● **DATASET CONTENT**:
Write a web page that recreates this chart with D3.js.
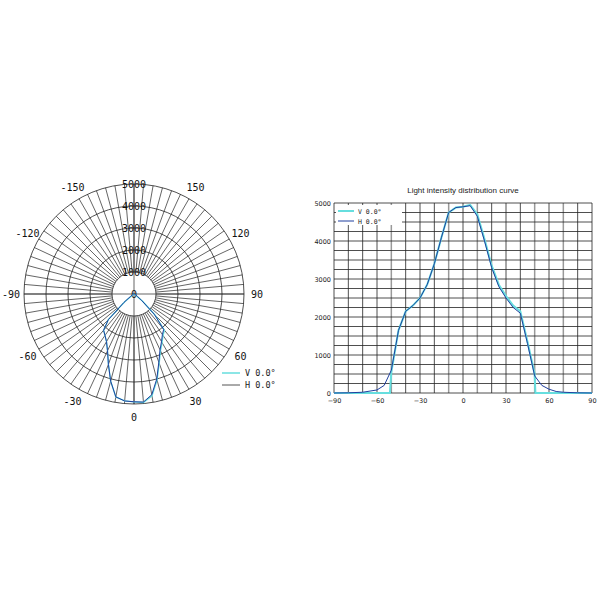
<!DOCTYPE html>
<html><head><meta charset="utf-8">
<script src="https://cdn.jsdelivr.net/npm/d3@7"></script>
<style>body{margin:0;background:#fff}</style>
</head><body><svg id="c" width="600" height="600"></svg>
<script>
const angles = [-90,-80,-70,-60,-55,-50,-45,-40,-35,-30,-25,-20,-15,-10,-5,0,5,10,15,20,25,30,35,40,45,50,55,60,65,70,80,90];
const hValues = [0,5,20,80,200,600,1650,2150,2300,2500,2850,3400,4100,4750,4880,4900,4930,4650,4000,3300,2800,2500,2250,2100,1300,450,200,100,40,20,5,0];
const vAngles = [-90,-51,-50,-45,-40,-35,-30,-25,-20,-15,-10,-5,0,5,10,15,20,25,30,35,40,45,50,50.5,90];
const vValues = [0,0,550,1650,2150,2300,2500,2850,3400,4100,4750,4880,4900,4950,4700,4050,3350,2850,2550,2300,2150,1350,500,0,0];
const polarRings = [1000,2000,3000,4000,5000];
const polarLabels = [-150,-120,-90,-60,-30,0,30,60,90,120,150];
const xTicks = [-90,-60,-30,0,30,60,90];
const yTicks = [0,1000,2000,3000,4000,5000];
const hColor = "#1f3f9f", vColor = "#66dede";

const svg = d3.select("#c");
const cx=134, cy=294;
const r = d3.scaleLinear().domain([0,5000]).range([0,110]);
const gp = svg.append("g").attr("transform",`translate(${cx},${cy})`);
for(let a=0;a<360;a+=5){
  const t=a*Math.PI/180;
  gp.append("line").attr("x1",r(1000)*Math.sin(t)).attr("y1",r(1000)*Math.cos(t))
    .attr("x2",r(5000)*Math.sin(t)).attr("y2",r(5000)*Math.cos(t))
    .attr("stroke","#222").attr("stroke-width",0.7);
}
polarRings.forEach(v=>gp.append("circle").attr("r",r(v)).attr("fill","none").attr("stroke","#222").attr("stroke-width",0.8));
gp.append("line").attr("x1",0).attr("x2",0).attr("y1",-r(5000)).attr("y2",r(5000)).attr("stroke","#222").attr("stroke-width",0.7);
gp.append("line").attr("y1",0).attr("y2",0).attr("x1",-r(5000)).attr("x2",r(5000)).attr("stroke","#222").attr("stroke-width",0.7);
[0,...polarRings].forEach(v=>gp.append("text").attr("x",0).attr("y",-r(v)+4).attr("text-anchor","middle")
  .attr("font-family","DejaVu Sans Mono").attr("font-size",10).attr("fill","#111").text(v));
polarLabels.forEach(a=>{
  const t=a*Math.PI/180, R=123;
  gp.append("text").attr("x",R*Math.sin(t)).attr("y",R*Math.cos(t)+4).attr("text-anchor","middle")
    .attr("font-family","DejaVu Sans Mono").attr("font-size",10).attr("fill","#111").text(a);
});
const pl = (as,vs)=>d3.lineRadial().angle((d,i)=>Math.PI-as[i]*Math.PI/180).radius(d=>r(d))(vs);
gp.append("path").attr("d",pl(vAngles,vValues)+"Z").attr("fill","none").attr("stroke",vColor).attr("stroke-width",1.3);
gp.append("path").attr("d",pl(angles,hValues)+"Z").attr("fill","none").attr("stroke",hColor).attr("stroke-width",1);
const lg=svg.append("g").attr("font-family","DejaVu Sans Mono").attr("font-size",8.5).attr("fill","#222");
lg.append("line").attr("x1",222).attr("x2",240).attr("y1",373).attr("y2",373).attr("stroke",vColor).attr("stroke-width",1.5);
lg.append("text").attr("x",245).attr("y",376).text("V 0.0°");
lg.append("line").attr("x1",222).attr("x2",240).attr("y1",385).attr("y2",385).attr("stroke","#555").attr("stroke-width",1);
lg.append("text").attr("x",245).attr("y",388).text("H 0.0°");

const x = d3.scaleLinear().domain([-90,90]).range([334,592]);
const y = d3.scaleLinear().domain([0,5000]).range([393,203]);
const gc = svg.append("g");
const grey=[-50,-10,10,50,70];
d3.range(-90,91,10).forEach(v=>gc.append("line").attr("x1",x(v)).attr("x2",x(v)).attr("y1",y(0)).attr("y2",y(5000))
  .attr("stroke",grey.includes(v)?"#999":"#222").attr("stroke-width",grey.includes(v)?1.5:0.8));
d3.range(0,5001,250).forEach(v=>gc.append("line").attr("x1",x(-90)).attr("x2",x(90)).attr("y1",y(v)).attr("y2",y(v))
  .attr("stroke","#222").attr("stroke-width",0.8));
const xa = svg.append("g").attr("transform",`translate(0,${y(0)})`).call(d3.axisBottom(x).tickValues(xTicks).tickFormat(d3.format("d")).tickSize(0).tickPadding(5));
const ya = svg.append("g").attr("transform",`translate(${x(-90)},0)`).call(d3.axisLeft(y).tickValues(yTicks).tickFormat(d3.format("d")).tickSize(0).tickPadding(3));
[xa,ya].forEach(a=>{a.select(".domain").remove();a.selectAll("text").attr("font-family","DejaVu Sans").attr("font-size",6.5).attr("fill","#222");});
svg.append("text").attr("x",463).attr("y",193).attr("text-anchor","middle").attr("font-family","Liberation Sans")
  .attr("font-size",8).attr("fill","#222").text("Light intensity distribution curve");
const ln = d3.line().x(d=>x(d[0])).y(d=>y(d[1]));
gc.append("path").attr("d",ln(vAngles.map((a,i)=>[a,vValues[i]]))).attr("fill","none").attr("stroke",vColor).attr("stroke-width",2);
gc.append("path").attr("d",ln(angles.map((a,i)=>[a,hValues[i]]))).attr("fill","none").attr("stroke",hColor).attr("stroke-width",1);
const lg2=svg.append("g").attr("font-family","DejaVu Sans Mono").attr("font-size",6.5).attr("fill","#222");
lg2.append("rect").attr("x",336).attr("y",205).attr("width",66).attr("height",20).attr("fill","#fff");
lg2.append("line").attr("x1",338).attr("x2",354).attr("y1",211).attr("y2",211).attr("stroke",vColor).attr("stroke-width",2);
lg2.append("text").attr("x",358).attr("y",214).text("V 0.0°");
lg2.append("line").attr("x1",338).attr("x2",354).attr("y1",221).attr("y2",221).attr("stroke",hColor).attr("stroke-width",1);
lg2.append("text").attr("x",358).attr("y",224).text("H 0.0°");
</script></body></html>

● **SET PROBLEM**: Leaving out the pictures, repeat the data above exactly.

● **WRITTEN ANSWER**:
Write a web page that recreates this chart with D3.js.
<!DOCTYPE html>
<html><head><meta charset="utf-8">
<script src="https://cdn.jsdelivr.net/npm/d3@7"></script>
<style>body{margin:0;background:#fff}</style>
</head><body><svg id="c" width="600" height="600"></svg>
<script>
const angles = [-90,-80,-70,-60,-55,-50,-45,-40,-35,-30,-25,-20,-15,-10,-5,0,5,10,15,20,25,30,35,40,45,50,55,60,65,70,80,90];
const hValues = [0,5,20,80,200,600,1650,2150,2300,2500,2850,3400,4100,4750,4880,4900,4930,4650,4000,3300,2800,2500,2250,2100,1300,450,200,100,40,20,5,0];
const vAngles = [-90,-51,-50,-45,-40,-35,-30,-25,-20,-15,-10,-5,0,5,10,15,20,25,30,35,40,45,50,50.5,90];
const vValues = [0,0,550,1650,2150,2300,2500,2850,3400,4100,4750,4880,4900,4950,4700,4050,3350,2850,2550,2300,2150,1350,500,0,0];
const polarRings = [1000,2000,3000,4000,5000];
const polarLabels = [-150,-120,-90,-60,-30,0,30,60,90,120,150];
const xTicks = [-90,-60,-30,0,30,60,90];
const yTicks = [0,1000,2000,3000,4000,5000];
const hColor = "#1f3f9f", vColor = "#66dede";

const svg = d3.select("#c");
const cx=134, cy=294;
const r = d3.scaleLinear().domain([0,5000]).range([0,110]);
const gp = svg.append("g").attr("transform",`translate(${cx},${cy})`);
for(let a=0;a<360;a+=5){
  const t=a*Math.PI/180;
  gp.append("line").attr("x1",r(1000)*Math.sin(t)).attr("y1",r(1000)*Math.cos(t))
    .attr("x2",r(5000)*Math.sin(t)).attr("y2",r(5000)*Math.cos(t))
    .attr("stroke","#222").attr("stroke-width",0.7);
}
polarRings.forEach(v=>gp.append("circle").attr("r",r(v)).attr("fill","none").attr("stroke","#222").attr("stroke-width",0.8));
gp.append("line").attr("x1",0).attr("x2",0).attr("y1",-r(5000)).attr("y2",r(5000)).attr("stroke","#222").attr("stroke-width",0.7);
gp.append("line").attr("y1",0).attr("y2",0).attr("x1",-r(5000)).attr("x2",r(5000)).attr("stroke","#222").attr("stroke-width",0.7);
[0,...polarRings].forEach(v=>gp.append("text").attr("x",0).attr("y",-r(v)+4).attr("text-anchor","middle")
  .attr("font-family","DejaVu Sans Mono").attr("font-size",10).attr("fill","#111").text(v));
polarLabels.forEach(a=>{
  const t=a*Math.PI/180, R=123;
  gp.append("text").attr("x",R*Math.sin(t)).attr("y",R*Math.cos(t)+4).attr("text-anchor","middle")
    .attr("font-family","DejaVu Sans Mono").attr("font-size",10).attr("fill","#111").text(a);
});
const pl = (as,vs)=>d3.lineRadial().angle((d,i)=>Math.PI-as[i]*Math.PI/180).radius(d=>r(d))(vs);
gp.append("path").attr("d",pl(vAngles,vValues)+"Z").attr("fill","none").attr("stroke",vColor).attr("stroke-width",1.3);
gp.append("path").attr("d",pl(angles,hValues)+"Z").attr("fill","none").attr("stroke",hColor).attr("stroke-width",1);
const lg=svg.append("g").attr("font-family","DejaVu Sans Mono").attr("font-size",8.5).attr("fill","#222");
lg.append("line").attr("x1",222).attr("x2",240).attr("y1",373).attr("y2",373).attr("stroke",vColor).attr("stroke-width",1.5);
lg.append("text").attr("x",245).attr("y",376).text("V 0.0°");
lg.append("line").attr("x1",222).attr("x2",240).attr("y1",385).attr("y2",385).attr("stroke","#555").attr("stroke-width",1);
lg.append("text").attr("x",245).attr("y",388).text("H 0.0°");

const x = d3.scaleLinear().domain([-90,90]).range([334,592]);
const y = d3.scaleLinear().domain([0,5000]).range([393,203]);
const gc = svg.append("g");
const grey=[-50,-10,10,50,70];
d3.range(-90,91,10).forEach(v=>gc.append("line").attr("x1",x(v)).attr("x2",x(v)).attr("y1",y(0)).attr("y2",y(5000))
  .attr("stroke",grey.includes(v)?"#999":"#222").attr("stroke-width",grey.includes(v)?1.5:0.8));
d3.range(0,5001,250).forEach(v=>gc.append("line").attr("x1",x(-90)).attr("x2",x(90)).attr("y1",y(v)).attr("y2",y(v))
  .attr("stroke","#222").attr("stroke-width",0.8));
const xa = svg.append("g").attr("transform",`translate(0,${y(0)})`).call(d3.axisBottom(x).tickValues(xTicks).tickFormat(d3.format("d")).tickSize(0).tickPadding(5));
const ya = svg.append("g").attr("transform",`translate(${x(-90)},0)`).call(d3.axisLeft(y).tickValues(yTicks).tickFormat(d3.format("d")).tickSize(0).tickPadding(3));
[xa,ya].forEach(a=>{a.select(".domain").remove();a.selectAll("text").attr("font-family","DejaVu Sans").attr("font-size",6.5).attr("fill","#222");});
svg.append("text").attr("x",463).attr("y",193).attr("text-anchor","middle").attr("font-family","Liberation Sans")
  .attr("font-size",8).attr("fill","#222").text("Light intensity distribution curve");
const ln = d3.line().x(d=>x(d[0])).y(d=>y(d[1]));
gc.append("path").attr("d",ln(vAngles.map((a,i)=>[a,vValues[i]]))).attr("fill","none").attr("stroke",vColor).attr("stroke-width",2);
gc.append("path").attr("d",ln(angles.map((a,i)=>[a,hValues[i]]))).attr("fill","none").attr("stroke",hColor).attr("stroke-width",1);
const lg2=svg.append("g").attr("font-family","DejaVu Sans Mono").attr("font-size",6.5).attr("fill","#222");
lg2.append("rect").attr("x",336).attr("y",205).attr("width",66).attr("height",20).attr("fill","#fff");
lg2.append("line").attr("x1",338).attr("x2",354).attr("y1",211).attr("y2",211).attr("stroke",vColor).attr("stroke-width",2);
lg2.append("text").attr("x",358).attr("y",214).text("V 0.0°");
lg2.append("line").attr("x1",338).attr("x2",354).attr("y1",221).attr("y2",221).attr("stroke",hColor).attr("stroke-width",1);
lg2.append("text").attr("x",358).attr("y",224).text("H 0.0°");
</script></body></html>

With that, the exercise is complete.